**Task prompt**
Return the whole listing exactly as it stands.

**Data section**
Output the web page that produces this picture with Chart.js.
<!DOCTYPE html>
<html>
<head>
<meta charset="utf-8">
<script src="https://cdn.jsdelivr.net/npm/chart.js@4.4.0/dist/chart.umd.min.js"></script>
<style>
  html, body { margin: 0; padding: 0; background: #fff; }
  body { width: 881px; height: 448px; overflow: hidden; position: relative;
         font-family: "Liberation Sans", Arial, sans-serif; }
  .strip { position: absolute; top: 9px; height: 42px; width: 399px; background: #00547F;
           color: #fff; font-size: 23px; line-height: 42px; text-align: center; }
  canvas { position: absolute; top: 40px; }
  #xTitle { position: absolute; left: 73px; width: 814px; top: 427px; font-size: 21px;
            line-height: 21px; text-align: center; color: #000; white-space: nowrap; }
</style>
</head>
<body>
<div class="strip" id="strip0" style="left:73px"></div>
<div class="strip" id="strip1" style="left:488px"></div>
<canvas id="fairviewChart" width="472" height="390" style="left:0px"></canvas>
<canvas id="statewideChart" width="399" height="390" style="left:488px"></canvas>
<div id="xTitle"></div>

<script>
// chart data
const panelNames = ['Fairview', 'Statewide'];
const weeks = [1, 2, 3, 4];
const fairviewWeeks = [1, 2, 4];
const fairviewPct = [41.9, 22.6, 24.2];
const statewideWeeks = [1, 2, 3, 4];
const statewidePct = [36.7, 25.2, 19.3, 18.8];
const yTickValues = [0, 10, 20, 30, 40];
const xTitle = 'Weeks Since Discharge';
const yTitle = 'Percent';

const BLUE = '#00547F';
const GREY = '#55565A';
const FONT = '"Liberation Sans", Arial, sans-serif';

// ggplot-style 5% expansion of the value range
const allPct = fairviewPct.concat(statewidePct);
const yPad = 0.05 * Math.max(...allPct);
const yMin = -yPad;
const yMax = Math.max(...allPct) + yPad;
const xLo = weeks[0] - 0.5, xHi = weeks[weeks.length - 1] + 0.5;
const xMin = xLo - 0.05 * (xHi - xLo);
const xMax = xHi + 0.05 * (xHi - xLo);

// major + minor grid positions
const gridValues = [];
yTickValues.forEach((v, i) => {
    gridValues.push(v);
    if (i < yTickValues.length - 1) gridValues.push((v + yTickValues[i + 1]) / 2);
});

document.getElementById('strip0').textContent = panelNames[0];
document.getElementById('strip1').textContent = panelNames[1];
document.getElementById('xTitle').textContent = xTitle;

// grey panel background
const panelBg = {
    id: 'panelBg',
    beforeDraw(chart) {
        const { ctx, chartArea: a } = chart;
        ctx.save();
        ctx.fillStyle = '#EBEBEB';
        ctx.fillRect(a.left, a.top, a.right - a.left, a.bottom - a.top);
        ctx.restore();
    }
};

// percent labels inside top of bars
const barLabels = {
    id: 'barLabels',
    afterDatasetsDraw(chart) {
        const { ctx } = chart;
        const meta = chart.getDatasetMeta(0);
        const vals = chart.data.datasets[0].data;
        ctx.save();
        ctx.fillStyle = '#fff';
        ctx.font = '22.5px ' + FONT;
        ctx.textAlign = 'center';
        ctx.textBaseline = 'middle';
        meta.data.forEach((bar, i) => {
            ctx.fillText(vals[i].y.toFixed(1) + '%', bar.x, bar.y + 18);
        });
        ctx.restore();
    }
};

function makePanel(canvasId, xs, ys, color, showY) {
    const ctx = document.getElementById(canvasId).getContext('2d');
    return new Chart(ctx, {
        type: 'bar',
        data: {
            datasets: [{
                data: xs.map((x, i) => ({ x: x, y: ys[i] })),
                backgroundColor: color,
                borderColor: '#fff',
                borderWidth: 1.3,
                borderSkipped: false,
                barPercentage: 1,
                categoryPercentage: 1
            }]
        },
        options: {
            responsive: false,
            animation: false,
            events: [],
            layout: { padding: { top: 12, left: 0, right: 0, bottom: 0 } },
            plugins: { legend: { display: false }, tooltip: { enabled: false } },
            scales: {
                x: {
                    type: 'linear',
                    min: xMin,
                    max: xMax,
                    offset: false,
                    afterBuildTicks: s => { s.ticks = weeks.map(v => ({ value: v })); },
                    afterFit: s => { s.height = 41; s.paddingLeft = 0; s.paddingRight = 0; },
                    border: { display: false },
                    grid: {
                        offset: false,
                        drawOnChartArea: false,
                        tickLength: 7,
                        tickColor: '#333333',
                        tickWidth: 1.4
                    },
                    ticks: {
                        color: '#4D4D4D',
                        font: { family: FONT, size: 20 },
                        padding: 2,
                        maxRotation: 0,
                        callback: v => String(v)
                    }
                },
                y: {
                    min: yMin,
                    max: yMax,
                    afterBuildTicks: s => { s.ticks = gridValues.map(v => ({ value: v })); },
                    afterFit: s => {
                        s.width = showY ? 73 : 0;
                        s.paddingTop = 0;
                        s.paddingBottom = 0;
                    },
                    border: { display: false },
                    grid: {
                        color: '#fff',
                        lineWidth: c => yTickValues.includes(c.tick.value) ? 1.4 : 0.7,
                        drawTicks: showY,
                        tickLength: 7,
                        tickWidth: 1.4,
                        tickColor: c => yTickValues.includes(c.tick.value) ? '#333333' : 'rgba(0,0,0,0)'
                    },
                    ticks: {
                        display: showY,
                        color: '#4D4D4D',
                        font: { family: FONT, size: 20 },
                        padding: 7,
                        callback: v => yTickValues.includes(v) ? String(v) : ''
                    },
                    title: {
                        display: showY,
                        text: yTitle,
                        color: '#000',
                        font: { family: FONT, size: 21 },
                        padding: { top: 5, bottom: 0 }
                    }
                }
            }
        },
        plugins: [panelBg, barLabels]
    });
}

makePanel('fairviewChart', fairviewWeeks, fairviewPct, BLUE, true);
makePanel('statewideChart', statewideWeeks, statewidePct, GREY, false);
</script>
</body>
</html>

**The completed task**
Output the web page that produces this picture with Chart.js.
<!DOCTYPE html>
<html>
<head>
<meta charset="utf-8">
<script src="https://cdn.jsdelivr.net/npm/chart.js@4.4.0/dist/chart.umd.min.js"></script>
<style>
  html, body { margin: 0; padding: 0; background: #fff; }
  body { width: 881px; height: 448px; overflow: hidden; position: relative;
         font-family: "Liberation Sans", Arial, sans-serif; }
  .strip { position: absolute; top: 9px; height: 42px; width: 399px; background: #00547F;
           color: #fff; font-size: 23px; line-height: 42px; text-align: center; }
  canvas { position: absolute; top: 40px; }
  #xTitle { position: absolute; left: 73px; width: 814px; top: 427px; font-size: 21px;
            line-height: 21px; text-align: center; color: #000; white-space: nowrap; }
</style>
</head>
<body>
<div class="strip" id="strip0" style="left:73px"></div>
<div class="strip" id="strip1" style="left:488px"></div>
<canvas id="fairviewChart" width="472" height="390" style="left:0px"></canvas>
<canvas id="statewideChart" width="399" height="390" style="left:488px"></canvas>
<div id="xTitle"></div>

<script>
// chart data
const panelNames = ['Fairview', 'Statewide'];
const weeks = [1, 2, 3, 4];
const fairviewWeeks = [1, 2, 4];
const fairviewPct = [41.9, 22.6, 24.2];
const statewideWeeks = [1, 2, 3, 4];
const statewidePct = [36.7, 25.2, 19.3, 18.8];
const yTickValues = [0, 10, 20, 30, 40];
const xTitle = 'Weeks Since Discharge';
const yTitle = 'Percent';

const BLUE = '#00547F';
const GREY = '#55565A';
const FONT = '"Liberation Sans", Arial, sans-serif';

// ggplot-style 5% expansion of the value range
const allPct = fairviewPct.concat(statewidePct);
const yPad = 0.05 * Math.max(...allPct);
const yMin = -yPad;
const yMax = Math.max(...allPct) + yPad;
const xLo = weeks[0] - 0.5, xHi = weeks[weeks.length - 1] + 0.5;
const xMin = xLo - 0.05 * (xHi - xLo);
const xMax = xHi + 0.05 * (xHi - xLo);

// major + minor grid positions
const gridValues = [];
yTickValues.forEach((v, i) => {
    gridValues.push(v);
    if (i < yTickValues.length - 1) gridValues.push((v + yTickValues[i + 1]) / 2);
});

document.getElementById('strip0').textContent = panelNames[0];
document.getElementById('strip1').textContent = panelNames[1];
document.getElementById('xTitle').textContent = xTitle;

// grey panel background
const panelBg = {
    id: 'panelBg',
    beforeDraw(chart) {
        const { ctx, chartArea: a } = chart;
        ctx.save();
        ctx.fillStyle = '#EBEBEB';
        ctx.fillRect(a.left, a.top, a.right - a.left, a.bottom - a.top);
        ctx.restore();
    }
};

// percent labels inside top of bars
const barLabels = {
    id: 'barLabels',
    afterDatasetsDraw(chart) {
        const { ctx } = chart;
        const meta = chart.getDatasetMeta(0);
        const vals = chart.data.datasets[0].data;
        ctx.save();
        ctx.fillStyle = '#fff';
        ctx.font = '22.5px ' + FONT;
        ctx.textAlign = 'center';
        ctx.textBaseline = 'middle';
        meta.data.forEach((bar, i) => {
            ctx.fillText(vals[i].y.toFixed(1) + '%', bar.x, bar.y + 18);
        });
        ctx.restore();
    }
};

function makePanel(canvasId, xs, ys, color, showY) {
    const ctx = document.getElementById(canvasId).getContext('2d');
    return new Chart(ctx, {
        type: 'bar',
        data: {
            datasets: [{
                data: xs.map((x, i) => ({ x: x, y: ys[i] })),
                backgroundColor: color,
                borderColor: '#fff',
                borderWidth: 1.3,
                borderSkipped: false,
                barPercentage: 1,
                categoryPercentage: 1
            }]
        },
        options: {
            responsive: false,
            animation: false,
            events: [],
            layout: { padding: { top: 12, left: 0, right: 0, bottom: 0 } },
            plugins: { legend: { display: false }, tooltip: { enabled: false } },
            scales: {
                x: {
                    type: 'linear',
                    min: xMin,
                    max: xMax,
                    offset: false,
                    afterBuildTicks: s => { s.ticks = weeks.map(v => ({ value: v })); },
                    afterFit: s => { s.height = 41; s.paddingLeft = 0; s.paddingRight = 0; },
                    border: { display: false },
                    grid: {
                        offset: false,
                        drawOnChartArea: false,
                        tickLength: 7,
                        tickColor: '#333333',
                        tickWidth: 1.4
                    },
                    ticks: {
                        color: '#4D4D4D',
                        font: { family: FONT, size: 20 },
                        padding: 2,
                        maxRotation: 0,
                        callback: v => String(v)
                    }
                },
                y: {
                    min: yMin,
                    max: yMax,
                    afterBuildTicks: s => { s.ticks = gridValues.map(v => ({ value: v })); },
                    afterFit: s => {
                        s.width = showY ? 73 : 0;
                        s.paddingTop = 0;
                        s.paddingBottom = 0;
                    },
                    border: { display: false },
                    grid: {
                        color: '#fff',
                        lineWidth: c => yTickValues.includes(c.tick.value) ? 1.4 : 0.7,
                        drawTicks: showY,
                        tickLength: 7,
                        tickWidth: 1.4,
                        tickColor: c => yTickValues.includes(c.tick.value) ? '#333333' : 'rgba(0,0,0,0)'
                    },
                    ticks: {
                        display: showY,
                        color: '#4D4D4D',
                        font: { family: FONT, size: 20 },
                        padding: 7,
                        callback: v => yTickValues.includes(v) ? String(v) : ''
                    },
                    title: {
                        display: showY,
                        text: yTitle,
                        color: '#000',
                        font: { family: FONT, size: 21 },
                        padding: { top: 5, bottom: 0 }
                    }
                }
            }
        },
        plugins: [panelBg, barLabels]
    });
}

makePanel('fairviewChart', fairviewWeeks, fairviewPct, BLUE, true);
makePanel('statewideChart', statewideWeeks, statewidePct, GREY, false);
</script>
</body>
</html>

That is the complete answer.